I grew up in a tourist town, so I had a early fascination with display.  Gatlinburg exists to distract.  To pull you this way and that, to relieve you of your money.  The older attractions drew on Appalachian cliches: bears in cages, rocking chairs of rough wood, grannie in her bonnet.  As time went on, however, there came the Space Needle, the House of Wax, and Ripley’s Believe It or Not.  As a local, I could get into the Ripley’s museum for free.  Bring a textbook, show it to the bored teenager in the front, and wonder around the exhibits to my heart’s content.  Past the faucet hanging from the ceiling by a wire which poured forth a seemingly endless supply of water.  Past the stuffed goat with two heads and the minature log cabin made of 50,000 pennies.  The beginning of this mystery tour was bright and cheery, but it was the dark interior that drew me onwards.  On to the medieval torture instruments, and the insanely cruel.  And so an eight or nine year old kid stands in front of a narrow, female shaped coffin with spikes on the inside and tries to understand the nature of an iron maiden.  Trying to imagine how you could survive…how you could avoid the spikes.  And Vlad the impaler.  Where exactly did he impale?  What part of the body?

At the end of the dark and scary hallway of wax figure death was one of those revolving gates with interlacing bars.  I was more afraid of the gate than of the displays that preceeded them.  What if my foot got caught and then Vincent Price turned on a machine and bluntly mangled me to pieces?  It happens.

I always went through the gate quickly, emerging unharmed from my encounter with mortality and the darkest impulses of mankind into the omnipresent gift shop filled with small plastic bears, everlasting dipping birds and pet rocks.
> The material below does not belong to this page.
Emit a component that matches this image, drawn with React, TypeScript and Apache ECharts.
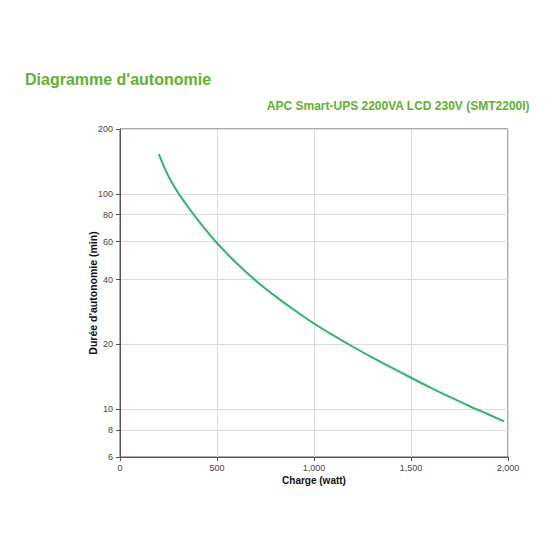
import * as echarts from 'echarts';
import { useEffect, useRef } from 'react';

const chartTitle = "Diagramme d'autonomie";
const chartSubtitle = 'APC Smart-UPS 2200VA LCD 230V (SMT2200I)';
const xAxisName = 'Charge (watt)';
const yAxisName = "Durée d'autonomie (min)";

// runtime curve (load in W, runtime in minutes)
const loadWatts = [
  200, 250, 300, 350, 400, 450, 500, 600, 700, 800, 900, 1000, 1100, 1200, 1300, 1400, 1500, 1600,
  1700, 1800, 1900, 1980,
];
const runtimeMinutes = [
  153, 120.6, 101, 87.1, 75.9, 66.7, 59.1, 47.7, 39.5, 33.5, 28.8, 25.0, 22.0, 19.5, 17.4, 15.6,
  14.0, 12.6, 11.4, 10.35, 9.45, 8.78,
];

const xTicks = [0, 500, 1000, 1500, 2000];
const yTicks = [6, 8, 10, 20, 40, 60, 80, 100, 200];

const GREEN = '#5fb12f';
const FONT = 'Arial, "Liberation Sans", sans-serif';

export default function App() {
  const chartRef = useRef<HTMLDivElement>(null);

  useEffect(() => {
    if (!chartRef.current) return;
    document.body.style.margin = '0';

    const chart = echarts.init(chartRef.current, undefined, { renderer: 'svg' });

    // log scale done by hand so the ticks can sit on 6, 8, 10, 20 ...
    const log = (v: number) => Math.log10(v);
    const yTickLogs = yTicks.map(log);

    chart.setOption({
      animation: false,
      backgroundColor: '#fff',
      textStyle: { fontFamily: FONT },
      grid: {
        left: 120,
        right: 52,
        top: 129,
        bottom: 103,
        show: true,
        borderColor: '#555',
        borderWidth: 1,
      },
      graphic: [
        {
          type: 'text',
          left: 25,
          top: 71,
          style: { text: chartTitle, fill: GREEN, font: `bold 16px ${FONT}` },
        },
        {
          type: 'text',
          right: 30,
          top: 100,
          style: { text: chartSubtitle, fill: GREEN, font: `bold 12px ${FONT}` },
        },
      ],
      xAxis: {
        type: 'value',
        min: xTicks[0],
        max: xTicks[xTicks.length - 1],
        interval: 500,
        name: xAxisName,
        nameLocation: 'middle',
        nameGap: 18,
        nameMoveOverlap: false,
        nameTextStyle: { fontWeight: 'bold', fontSize: 10, color: '#111' },
        axisLine: { lineStyle: { color: '#555' } },
        axisTick: { show: true, length: 4, lineStyle: { color: '#555' } },
        axisLabel: {
          fontSize: 9,
          color: '#444',
          margin: 6,
          formatter: (v: number) => v.toLocaleString('en-US'),
        },
        splitLine: { show: true, lineStyle: { color: '#dcdcdc' } },
      },
      yAxis: {
        type: 'value',
        min: log(yTicks[0]),
        max: log(yTicks[yTicks.length - 1]),
        name: yAxisName,
        nameLocation: 'middle',
        nameGap: 22,
        nameMoveOverlap: false,
        nameTextStyle: { fontWeight: 'bold', fontSize: 10.5, color: '#111' },
        axisLine: { show: true, lineStyle: { color: '#555' } },
        axisTick: {
          show: true,
          length: 4,
          lineStyle: { color: '#555' },
          customValues: yTickLogs,
        },
        axisLabel: {
          fontSize: 9,
          color: '#444',
          margin: 7,
          customValues: yTickLogs,
          formatter: (v: number) => String(Math.round(Math.pow(10, v))),
        },
        splitLine: { show: true, lineStyle: { color: '#dcdcdc' } },
      },
      series: [
        {
          type: 'line',
          data: loadWatts.map((w, i) => [w, log(runtimeMinutes[i])]),
          smooth: 0.3,
          showSymbol: false,
          lineStyle: { color: '#2fb56f', width: 2 },
          itemStyle: { color: '#2fb56f' },
        },
      ],
    });

    return () => {
      chart.dispose();
    };
  }, []);

  return <div ref={chartRef} style={{ width: '560px', height: '560px' }} />;
}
What did Vlad do to distract himself?  I can’t imagine it was always impaling and screaming…he must have had something in lieu of Monday Night Football.  Hunting, eating, storytelling.  Would he have enjoyed Monday Night Football?  Would it have been too tame, too incomprehensible?  Could the right enthusiast have talked him into touchdowns instead of carnage?

The original Gatlinburg Ripley’s museum burned down in 1992.  Vlad, the maiden, the two headed goat…all destroyed.  Fire was probably hot enough to melt even the 50,000 pennies.  I was sad when I read that.  It was my original wonderoom.  My original cabinet of curiosities, filled with objects, real or not, that existed right on the edge of belief and reason.